- Interactive map of the Rex Théâtre area

General information
- Location: Port-au-Prince, Haiti
- Coordinates: 18°32′20″N 72°20′06″W﻿ / ﻿18.539°N 72.335°W
- Completed: 1935

= Rex Theater (Haiti) =

The Rex Theater (Rex Théâtre) is a venue in Port-au-Prince, Haiti that opened in October, 1935.
It was built by the Société Haïtienne des Spectacles (Haitian Entertainment Corporation), led by Daniel Brun. The theater seated 1,200 people and was managed by Mrs. Muffat Taldy until 1951.

==Cultural events==
The Rex has been the site of many cultural and entertainment events.
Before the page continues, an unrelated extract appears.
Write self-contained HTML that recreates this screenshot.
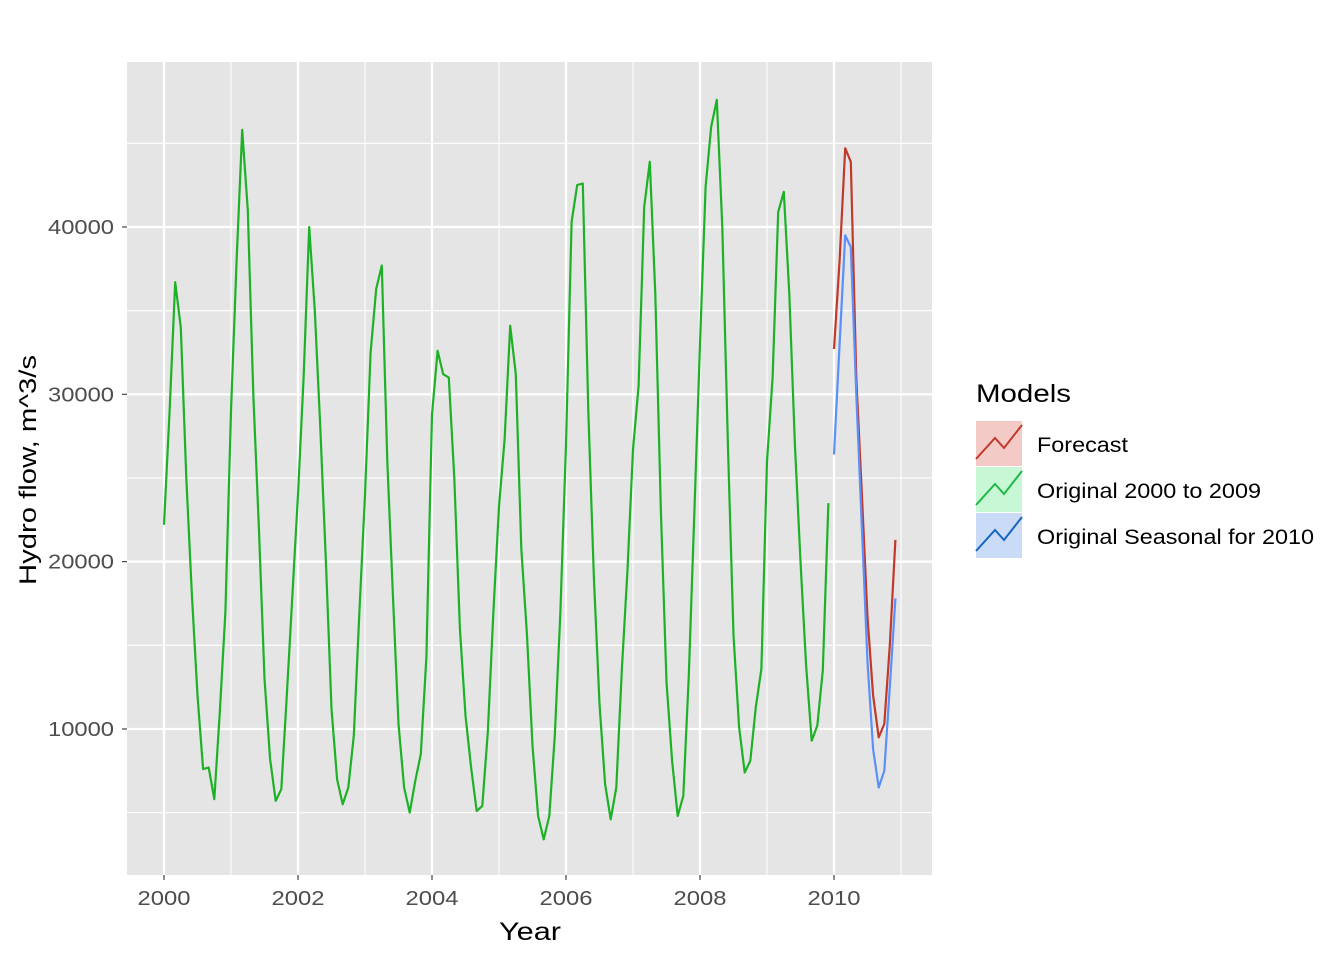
<!DOCTYPE html>
<html><head><meta charset="utf-8"><style>
body{margin:0;background:#fff;}
svg{display:block;font-family:"Liberation Sans",Arial,sans-serif;}
</style></head><body>
<svg id="chart" width="1344" height="960">
<rect x="127" y="62" width="805" height="813" fill="#e5e5e5"/>
<g id="grid"></g>
<g id="series"></g>
<g id="axes"></g>
<text x="499" y="940" font-size="25" textLength="62" lengthAdjust="spacingAndGlyphs" fill="#000">Year</text>
<text transform="translate(36,585) rotate(-90)" font-size="24" textLength="230" lengthAdjust="spacingAndGlyphs" fill="#000">Hydro flow, m^3/s</text>
<g>
<text x="976" y="402" font-size="25" textLength="95" lengthAdjust="spacingAndGlyphs">Models</text>
<g>
<rect x="976" y="421" width="46" height="45" fill="#f4cac6"/>
<polyline points="976,459 995,438 1004,448 1022,425" fill="none" stroke="#c0392b" stroke-width="2"/>
<text x="1037" y="452" font-size="21" textLength="91" lengthAdjust="spacingAndGlyphs">Forecast</text></g>
<g>
<rect x="976" y="467" width="46" height="45" fill="#c7f7d5"/>
<polyline points="976,505 995,484 1004,494 1022,471" fill="none" stroke="#1db845" stroke-width="2"/>
<text x="1037" y="498" font-size="21" textLength="224" lengthAdjust="spacingAndGlyphs">Original 2000 to 2009</text></g>
<g>
<rect x="976" y="513" width="46" height="45" fill="#c9dbf7"/>
<polyline points="976,551 995,530 1004,540 1022,517" fill="none" stroke="#1565c0" stroke-width="2"/>
<text x="1037" y="544" font-size="21" textLength="277" lengthAdjust="spacingAndGlyphs">Original Seasonal for 2010</text></g>
</g>
</svg>
<script>
const original = [22200,29000,36700,34000,25000,18000,12000,7600,7700,5800,11000,17000,
29000,38000,45800,41000,30000,22000,13000,8200,5700,6400,12000,18000,
24000,31000,40000,35000,28000,20000,11200,7000,5500,6500,9600,17000,
24000,32500,36300,37700,26000,18000,10300,6500,5000,6900,8500,14300,
28800,32600,31200,31000,25000,16000,10800,7700,5100,5400,9800,17000,
23300,27300,34100,31200,20800,15700,9000,4800,3400,4800,9600,17000,
27000,40300,42500,42600,29000,19000,11500,6700,4600,6500,13500,19400,
26700,30500,41200,43900,36000,23000,12800,8100,4800,6000,13200,23000,
33000,42400,46000,47600,40000,27000,15600,10100,7400,8100,11300,13600,
26000,31000,40900,42100,36000,27000,20000,13800,9300,10200,13500,23500];
const forecast = [32700,38000,44700,43900,31000,24000,16700,12000,9500,10300,15000,21300];
const seasonal = [26400,33000,39500,38800,30000,22000,14000,8800,6500,7500,12500,17800];
const xTicks = [2000,2002,2004,2006,2008,2010];
const yTicks = [10000,20000,30000,40000];
const X = t => 164 + (t-2000)*67;
const Y = v => 896.3 - v*0.016733;
const NS="http://www.w3.org/2000/svg";
function mk(tag,attrs,parent){const e=document.createElementNS(NS,tag);for(const k in attrs)e.setAttribute(k,attrs[k]);parent.appendChild(e);return e;}
const grid=document.getElementById('grid'), ser=document.getElementById('series'), axes=document.getElementById('axes');
for(let v=5000;v<=45000;v+=5000){const major=v%10000===0;
 const l=mk('line',{x1:127,x2:932,y1:Y(v),y2:Y(v),stroke:'#fff','stroke-width':major?2.2:1.1},grid);
 
 }
for(let t=1999;t<=2011;t++){const x=X(t);if(x<127||x>932)continue;const major=t%2===0;
 const l=mk('line',{x1:x,x2:x,y1:62,y2:875,stroke:'#fff','stroke-width':major?2.2:1.1},grid);
 
 }
yTicks.forEach(v=>{const t=mk('text',{x:48,y:Y(v)+7,'font-size':20,textLength:66,lengthAdjust:'spacingAndGlyphs',fill:'#4d4d4d'},axes);t.textContent=v;
 
 
 mk('line',{x1:122,x2:127,y1:Y(v),y2:Y(v),stroke:'#333','stroke-width':1.1},axes);});
xTicks.forEach(v=>{const t=mk('text',{x:X(v)-26.5,y:905,'font-size':20,textLength:53,lengthAdjust:'spacingAndGlyphs',fill:'#4d4d4d'},axes);t.textContent=v;
 
 
 mk('line',{x1:X(v),x2:X(v),y1:875,y2:880,stroke:'#333','stroke-width':1.1},axes);});
function line(arr,start,color,name){const pts=arr.map((v,i)=>X(start+i/12).toFixed(1)+','+Y(v).toFixed(1)).join(' ');
 const p=mk('polyline',{points:pts,fill:'none',stroke:color,'stroke-width':2.2,'stroke-linejoin':'round'},ser);
 
 }
line(original,2000,'#1db226','original-2000-2009-line');
line(forecast,2010,'#c0392b','forecast-line');
line(seasonal,2010,'#5b8ff9','seasonal-2010-line');
</script>
</body></html>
In its first week, the Rex Theater screened films that included La Bataille (The Battle), La Robe Rouge (The Red Dress), Gai Divorce (The Gay Divorcee), and Banque Nemo (Nemo's Bank), and hosted its first play in April 1937. Marian Anderson performed at the Rex in January 1954 in honour of the 150th anniversary of Haitian independence^{:60}. Folk acapella ensemble Sweet Honey in the Rock also performed at Rex Théâtre in Fall 1994 to mark the return of constitutional democracy to Haiti.

From 1961 to 1971, the theatre was managed by Monsieur Edouard Rigaud and his wife, Nelly Mercier Rigaud, under an agreement with its owner at the time, Philippe Charlier. During their ten-year tenure, the theatre hosted numerous ballet performances, annual productions by the Jean Gosselin troupe, and several major film events. Weekends were devoted to special musical entertainment featuring local ensembles such as Nemours Jean-Baptiste, Jazz des Jeunes, Weber Sicot, and many others.

==Political events==
On various occasions events at the Rex have had a political focus or political implications. For example, on 20 December 1945, as the first of a planned series of twelve lectures, the poet André Breton spoke at the Rex on "Surréalisme". Upon completing his lecture, which was attended by six hundred students as well as the president of Haiti and many of his ministers, senators and deputies, and some military dignitaries and business people,

legend has it that Breton did not shake President Lescot's hand upon leaving the Rex Theater... If true, President Lescot would have taken the gesture as a public affront, and those in attendance would have read it as an act of solidarity to their cause.... the publication of the speech in La Ruche led to the Haitian government's seizure of the magazine and the imprisonment of certain of its editors, including Depestre, in turn provoking a student demonstration that led to the fall of President Lescot.

Many years later, in 2001, the Rex was the planned site of an opposition political event. The Rex Theater had been the initially planned site for the "inauguration" of Gérard Gourgue as an "alternative president". However, "the theater's management, fearful of popular outrage, canceled the event".